A height-resolving tropical cyclone boundary layer model with vertical advection process

• Published in: Natural hazards (Dordrecht) Vol. 107; no. 1; pp. 723 - 749
• Main Authors: Yang, Jian, Chen, Yu, Zhou, Hua, Duan, Zhongdong
• Format: Journal Article
• Language: English
• Published: Dordrecht Springer Netherlands 01.05.2021; Springer Nature B.V
• Subjects: Adequacy; Advection; Boundary layer models; Boundary layer winds; Boundary layers; Civil Engineering; Cyclones; Diffusion layers; Diffusion processes; Dropsonde; Dropsondes; Earth and Environmental Science; Earth Sciences; Environmental Management; Exact solutions; Friction; Geophysics/Geodesy; Geotechnical Engineering & Applied Earth Sciences; Height; Hurricane research; Hurricanes; Hydrogeology; Natural Hazards; Original Paper; Rain; Simulation; Tropical climate; Tropical cyclones; Velocity; Vertical advection; Vertical diffusion; Weather forecasting; Wind; Wind fields; Wind structure; Height-resolving; Vertical advection; Wind field; Tropical cyclone; Boundary layer
• ISSN: 0921-030X; 1573-0840
• DOI: 10.1007/s11069-021-04603-1

The height-resolving model is thought to be an optimal scheme for modeling the tropical cyclone (TC) wind fields in the boundary layer because it explicitly depicts the wind structures in that layer as TC evolves over time.
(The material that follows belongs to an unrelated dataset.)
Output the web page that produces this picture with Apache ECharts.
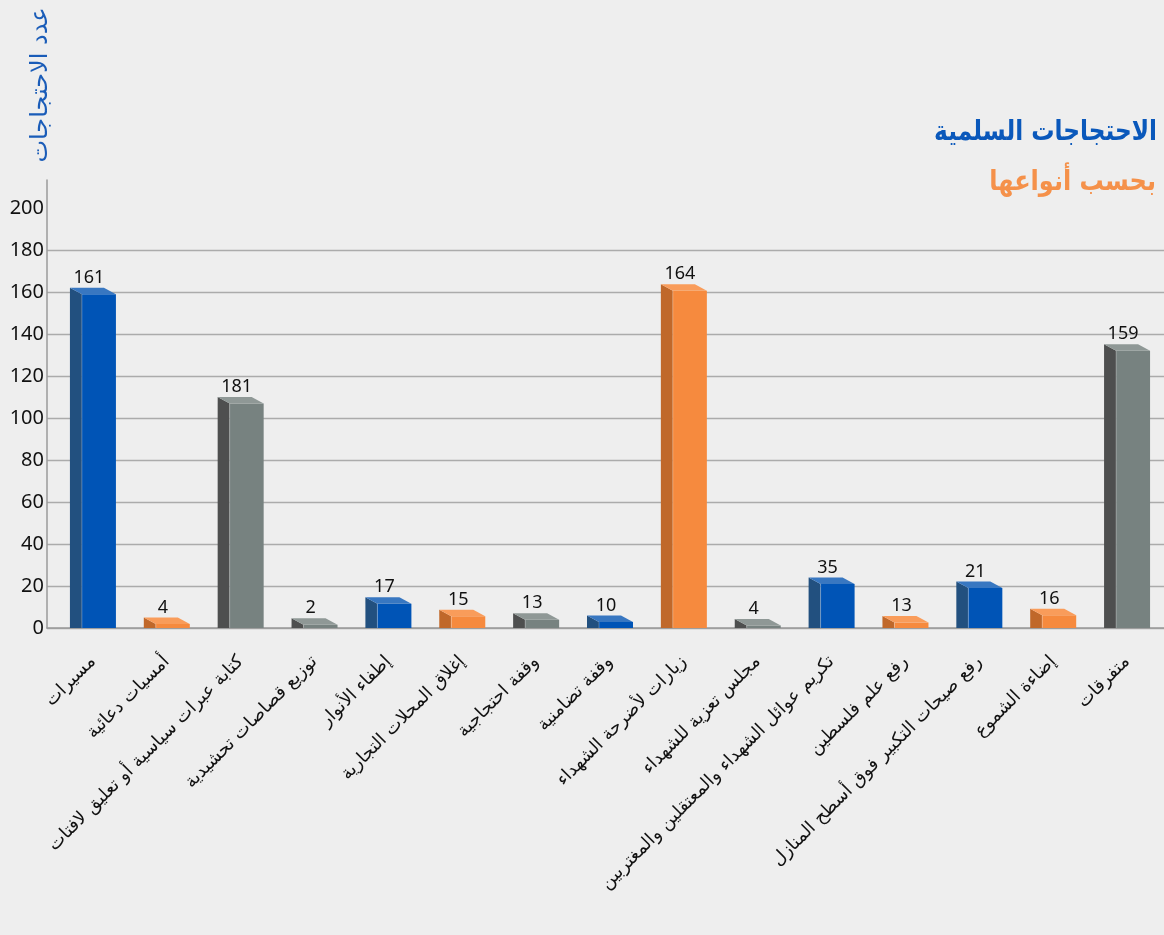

However, the vertical advection process which exists in TCs has not been well considered in previously proposed parametric TC models. Neglecting this process may cause deviations of the simulated wind field structure in the boundary layer. Herein, a height-resolving boundary layer wind field model incorporating both the vertical advection and vertical diffusion processes is proposed and a semi-analytical solution to the governing equations is developed. The adequacy of this model is evaluated by comparing with the Weather Research and Forecasting model simulations, the Hurricane Research Division’s H*Wind snapshots, GPS dropsonde datasets and ground measurements of several TC events. Results show that the proposed model with vertical advection can reasonably produce the wind fields of TCs, and its advantage lies in the production of a more realistic three-dimensional wind structure in the boundary layer.